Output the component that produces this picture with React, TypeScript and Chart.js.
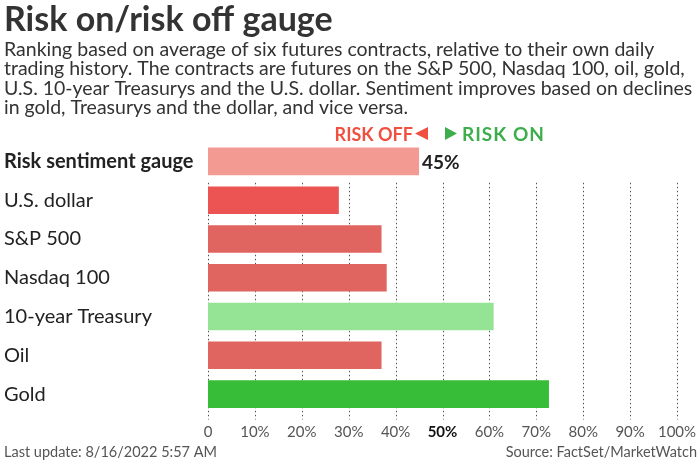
import React, { useEffect, useRef } from "react";
import { Chart, registerables } from "chart.js";

Chart.register(...registerables);

const FONT = "Lato, 'Noto Sans', sans-serif";

const titleText = "Risk on/risk off gauge";
const subtitleLines = [
  "Ranking based on average of six futures contracts, relative to their own daily",
  "trading history. The contracts are futures on the S&P 500, Nasdaq 100, oil, gold,",
  "U.S. 10-year Treasurys and the U.S. dollar. Sentiment improves based on declines",
  "in gold, Treasurys and the dollar, and vice versa.",
];
const riskOffText = "RISK OFF";
const riskOnText = "RISK ON";
const footerLeft = "Last update: 8/16/2022 5:57 AM";
const footerRight = "Source: FactSet/MarketWatch";

const categories = [
  "Risk sentiment gauge",
  "U.S. dollar",
  "S&P 500",
  "Nasdaq 100",
  "10-year Treasury",
  "Oil",
  "Gold",
];
const values = [45, 27.9, 37, 38.1, 60.9, 37, 72.7];
const barColors = ["#f39a93", "#ec5454", "#e0645f", "#e0645f", "#95e495", "#e0645f", "#38bd38"];
const tickValues = [0, 10, 20, 30, 40, 50, 60, 70, 80, 90, 100];
const tickLabels = ["0", "10%", "20%", "30%", "40%", "50%", "60%", "70%", "80%", "90%", "100%"];
const highlightTick = 50;

const gridPlugin = {
  id: "dottedGrid",
  beforeDatasetsDraw(chart: any) {
    const { ctx, chartArea, scales } = chart;
    const x = scales.x;
    const y = scales.y;
    const yStart = (y.getPixelForValue(0) + y.getPixelForValue(1)) / 2 + 2;
    const yEnd = chartArea.bottom + 6;
    ctx.save();
    ctx.setLineDash([1.5, 2.5]);
    ctx.strokeStyle = "#555";
    ctx.lineWidth = 1;
    tickValues.forEach((v) => {
      const px = Math.round(x.getPixelForValue(v)) + 0.5;
      ctx.beginPath();
      ctx.moveTo(px, yStart);
      ctx.lineTo(px, yEnd);
      ctx.stroke();
    });
    ctx.restore();
  },
};

const textPlugin = {
  id: "texts",
  afterDraw(chart: any) {
    const { ctx, scales, width } = chart;
    const x = scales.x;
    ctx.save();
    ctx.textAlign = "left";
    ctx.textBaseline = "alphabetic";
    // title
    ctx.fillStyle = "#333";
    ctx.font = `bold 34px ${FONT}`;
    ctx.fillText(titleText, 4, 31);
    // subtitle
    ctx.font = `19.5px ${FONT}`;
    const baselines = [55.5, 75, 94.5, 114];
    subtitleLines.forEach((l, i) => ctx.fillText(l, 4, baselines[i]));

    // risk on/off legend
    const cx = x.getPixelForValue(50);
    const red = "#f0503f";
    const green = "#3dae4b";
    ctx.font = `bold 18px ${FONT}`;
    ctx.fillStyle = red;
    ctx.textAlign = "right";
    ctx.fillText(riskOffText, cx - 29.5, 140.5);
    ctx.beginPath();
    ctx.moveTo(cx - 27.5, 133.5);
    ctx.lineTo(cx - 14.5, 127);
    ctx.lineTo(cx - 14.5, 140);
    ctx.closePath();
    ctx.fill();
    ctx.fillStyle = green;
    ctx.beginPath();
    ctx.moveTo(cx + 14.5, 133.5);
    ctx.lineTo(cx + 2.5, 127);
    ctx.lineTo(cx + 2.5, 140);
    ctx.closePath();
    ctx.fill();
    ctx.textAlign = "left";
    ctx.font = `bold 19px ${FONT}`;
    (ctx as any).letterSpacing = "1px";
    ctx.fillText(riskOnText, cx + 19.5, 140.5);
    (ctx as any).letterSpacing = "0px";

    // gauge value label
    const bar = chart.getDatasetMeta(0).data[0];
    ctx.fillStyle = "#222";
    ctx.font = `bold 19px ${FONT}`;
    ctx.textBaseline = "middle";
    ctx.fillText(`${values[0]}%`, bar.x + 3, bar.y + 1);

    // footer
    ctx.textBaseline = "alphabetic";
    ctx.fillStyle = "#555";
    ctx.font = `14.5px ${FONT}`;
    ctx.fillText(footerLeft, 4, 457);
    ctx.textAlign = "right";
    ctx.fillText(footerRight, width - 3, 457);
    ctx.restore();
  },
};

export default function App() {
  const canvasRef = useRef<HTMLCanvasElement | null>(null);

  useEffect(() => {
    document.body.style.margin = "0";
    let chart: Chart | null = null;
    let cancelled = false;
    const make = () => {
      if (cancelled || !canvasRef.current) return;
      chart = new Chart(canvasRef.current, {
        type: "bar",
        data: {
          labels: categories,
          datasets: [
            {
              data: values,
              backgroundColor: barColors,
              borderWidth: 0,
              barPercentage: 0.71,
              categoryPercentage: 1,
            },
          ],
        },
        options: {
          indexAxis: "y",
          responsive: false,
          maintainAspectRatio: false,
          animation: false,
          events: [],
          layout: { padding: { top: 142, left: 4, right: 23, bottom: 20 } },
          plugins: {
            legend: { display: false },
            tooltip: { enabled: false },
            title: { display: false },
          },
          scales: {
            x: {
              type: "linear",
              min: 0,
              max: 100,
              position: "bottom",
              grid: { display: false, drawTicks: false },
              border: { display: false },
              afterBuildTicks: (scale: any) => {
                scale.ticks = tickValues.map((v) => ({ value: v }));
              },
              afterFit: (scale: any) => {
                scale.height = 28.5;
                scale.paddingLeft = 0;
                scale.paddingRight = 0;
              },
              ticks: {
                padding: 10,
                maxRotation: 0,
                autoSkip: false,
                callback: (_v: any, i: number) => tickLabels[i],
                color: (c: any) => (c.tick && c.tick.value === highlightTick ? "#111" : "#555"),
                font: (c: any) => ({
                  family: FONT,
                  size: 15,
                  weight: c.tick && c.tick.value === highlightTick ? "bold" : "normal",
                }),
              },
            },
            y: {
              type: "category",
              grid: { display: false, drawTicks: false },
              border: { display: false },
              afterFit: (scale: any) => {
                scale.width = 204;
              },
              ticks: {
                crossAlign: "far",
                padding: 0,
                color: "#222",
                font: (c: any) => ({
                  family: FONT,
                  size: 20,
                  weight: c.index === 0 ? "bold" : "normal",
                }),
              },
            },
          },
        },
        plugins: [gridPlugin, textPlugin],
      } as any);
    };
    const fontsReady = (document as any).fonts
      ? Promise.all([
          (document as any).fonts.load(`bold 33px Lato`),
          (document as any).fonts.load(`17px Lato`),
        ]).catch(() => null)
      : Promise.resolve(null);
    fontsReady.then(make);
    return () => {
      cancelled = true;
      if (chart) chart.destroy();
    };
  }, []);

  return (
    <div style={{ width: 700, height: 462, position: "relative", background: "#fff" }}>
      <canvas ref={canvasRef} width={700} height={462} />
    </div>
  );
}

|---|

From start to finish, output the listing exactly, but omit its pictures.

Output the component that produces this picture with React, TypeScript and Chart.js.
import React, { useEffect, useRef } from "react";
import { Chart, registerables } from "chart.js";

Chart.register(...registerables);

const FONT = "Lato, 'Noto Sans', sans-serif";

const titleText = "Risk on/risk off gauge";
const subtitleLines = [
  "Ranking based on average of six futures contracts, relative to their own daily",
  "trading history. The contracts are futures on the S&P 500, Nasdaq 100, oil, gold,",
  "U.S. 10-year Treasurys and the U.S. dollar. Sentiment improves based on declines",
  "in gold, Treasurys and the dollar, and vice versa.",
];
const riskOffText = "RISK OFF";
const riskOnText = "RISK ON";
const footerLeft = "Last update: 8/16/2022 5:57 AM";
const footerRight = "Source: FactSet/MarketWatch";

const categories = [
  "Risk sentiment gauge",
  "U.S. dollar",
  "S&P 500",
  "Nasdaq 100",
  "10-year Treasury",
  "Oil",
  "Gold",
];
const values = [45, 27.9, 37, 38.1, 60.9, 37, 72.7];
const barColors = ["#f39a93", "#ec5454", "#e0645f", "#e0645f", "#95e495", "#e0645f", "#38bd38"];
const tickValues = [0, 10, 20, 30, 40, 50, 60, 70, 80, 90, 100];
const tickLabels = ["0", "10%", "20%", "30%", "40%", "50%", "60%", "70%", "80%", "90%", "100%"];
const highlightTick = 50;

const gridPlugin = {
  id: "dottedGrid",
  beforeDatasetsDraw(chart: any) {
    const { ctx, chartArea, scales } = chart;
    const x = scales.x;
    const y = scales.y;
    const yStart = (y.getPixelForValue(0) + y.getPixelForValue(1)) / 2 + 2;
    const yEnd = chartArea.bottom + 6;
    ctx.save();
    ctx.setLineDash([1.5, 2.5]);
    ctx.strokeStyle = "#555";
    ctx.lineWidth = 1;
    tickValues.forEach((v) => {
      const px = Math.round(x.getPixelForValue(v)) + 0.5;
      ctx.beginPath();
      ctx.moveTo(px, yStart);
      ctx.lineTo(px, yEnd);
      ctx.stroke();
    });
    ctx.restore();
  },
};

const textPlugin = {
  id: "texts",
  afterDraw(chart: any) {
    const { ctx, scales, width } = chart;
    const x = scales.x;
    ctx.save();
    ctx.textAlign = "left";
    ctx.textBaseline = "alphabetic";
    // title
    ctx.fillStyle = "#333";
    ctx.font = `bold 34px ${FONT}`;
    ctx.fillText(titleText, 4, 31);
    // subtitle
    ctx.font = `19.5px ${FONT}`;
    const baselines = [55.5, 75, 94.5, 114];
    subtitleLines.forEach((l, i) => ctx.fillText(l, 4, baselines[i]));

    // risk on/off legend
    const cx = x.getPixelForValue(50);
    const red = "#f0503f";
    const green = "#3dae4b";
    ctx.font = `bold 18px ${FONT}`;
    ctx.fillStyle = red;
    ctx.textAlign = "right";
    ctx.fillText(riskOffText, cx - 29.5, 140.5);
    ctx.beginPath();
    ctx.moveTo(cx - 27.5, 133.5);
    ctx.lineTo(cx - 14.5, 127);
    ctx.lineTo(cx - 14.5, 140);
    ctx.closePath();
    ctx.fill();
    ctx.fillStyle = green;
    ctx.beginPath();
    ctx.moveTo(cx + 14.5, 133.5);
    ctx.lineTo(cx + 2.5, 127);
    ctx.lineTo(cx + 2.5, 140);
    ctx.closePath();
    ctx.fill();
    ctx.textAlign = "left";
    ctx.font = `bold 19px ${FONT}`;
    (ctx as any).letterSpacing = "1px";
    ctx.fillText(riskOnText, cx + 19.5, 140.5);
    (ctx as any).letterSpacing = "0px";

    // gauge value label
    const bar = chart.getDatasetMeta(0).data[0];
    ctx.fillStyle = "#222";
    ctx.font = `bold 19px ${FONT}`;
    ctx.textBaseline = "middle";
    ctx.fillText(`${values[0]}%`, bar.x + 3, bar.y + 1);

    // footer
    ctx.textBaseline = "alphabetic";
    ctx.fillStyle = "#555";
    ctx.font = `14.5px ${FONT}`;
    ctx.fillText(footerLeft, 4, 457);
    ctx.textAlign = "right";
    ctx.fillText(footerRight, width - 3, 457);
    ctx.restore();
  },
};

export default function App() {
  const canvasRef = useRef<HTMLCanvasElement | null>(null);

  useEffect(() => {
    document.body.style.margin = "0";
    let chart: Chart | null = null;
    let cancelled = false;
    const make = () => {
      if (cancelled || !canvasRef.current) return;
      chart = new Chart(canvasRef.current, {
        type: "bar",
        data: {
          labels: categories,
          datasets: [
            {
              data: values,
              backgroundColor: barColors,
              borderWidth: 0,
              barPercentage: 0.71,
              categoryPercentage: 1,
            },
          ],
        },
        options: {
          indexAxis: "y",
          responsive: false,
          maintainAspectRatio: false,
          animation: false,
          events: [],
          layout: { padding: { top: 142, left: 4, right: 23, bottom: 20 } },
          plugins: {
            legend: { display: false },
            tooltip: { enabled: false },
            title: { display: false },
          },
          scales: {
            x: {
              type: "linear",
              min: 0,
              max: 100,
              position: "bottom",
              grid: { display: false, drawTicks: false },
              border: { display: false },
              afterBuildTicks: (scale: any) => {
                scale.ticks = tickValues.map((v) => ({ value: v }));
              },
              afterFit: (scale: any) => {
                scale.height = 28.5;
                scale.paddingLeft = 0;
                scale.paddingRight = 0;
              },
              ticks: {
                padding: 10,
                maxRotation: 0,
                autoSkip: false,
                callback: (_v: any, i: number) => tickLabels[i],
                color: (c: any) => (c.tick && c.tick.value === highlightTick ? "#111" : "#555"),
                font: (c: any) => ({
                  family: FONT,
                  size: 15,
                  weight: c.tick && c.tick.value === highlightTick ? "bold" : "normal",
                }),
              },
            },
            y: {
              type: "category",
              grid: { display: false, drawTicks: false },
              border: { display: false },
              afterFit: (scale: any) => {
                scale.width = 204;
              },
              ticks: {
                crossAlign: "far",
                padding: 0,
                color: "#222",
                font: (c: any) => ({
                  family: FONT,
                  size: 20,
                  weight: c.index === 0 ? "bold" : "normal",
                }),
              },
            },
          },
        },
        plugins: [gridPlugin, textPlugin],
      } as any);
    };
    const fontsReady = (document as any).fonts
      ? Promise.all([
          (document as any).fonts.load(`bold 33px Lato`),
          (document as any).fonts.load(`17px Lato`),
        ]).catch(() => null)
      : Promise.resolve(null);
    fontsReady.then(make);
    return () => {
      cancelled = true;
      if (chart) chart.destroy();
    };
  }, []);

  return (
    <div style={{ width: 700, height: 462, position: "relative", background: "#fff" }}>
      <canvas ref={canvasRef} width={700} height={462} />
    </div>
  );
}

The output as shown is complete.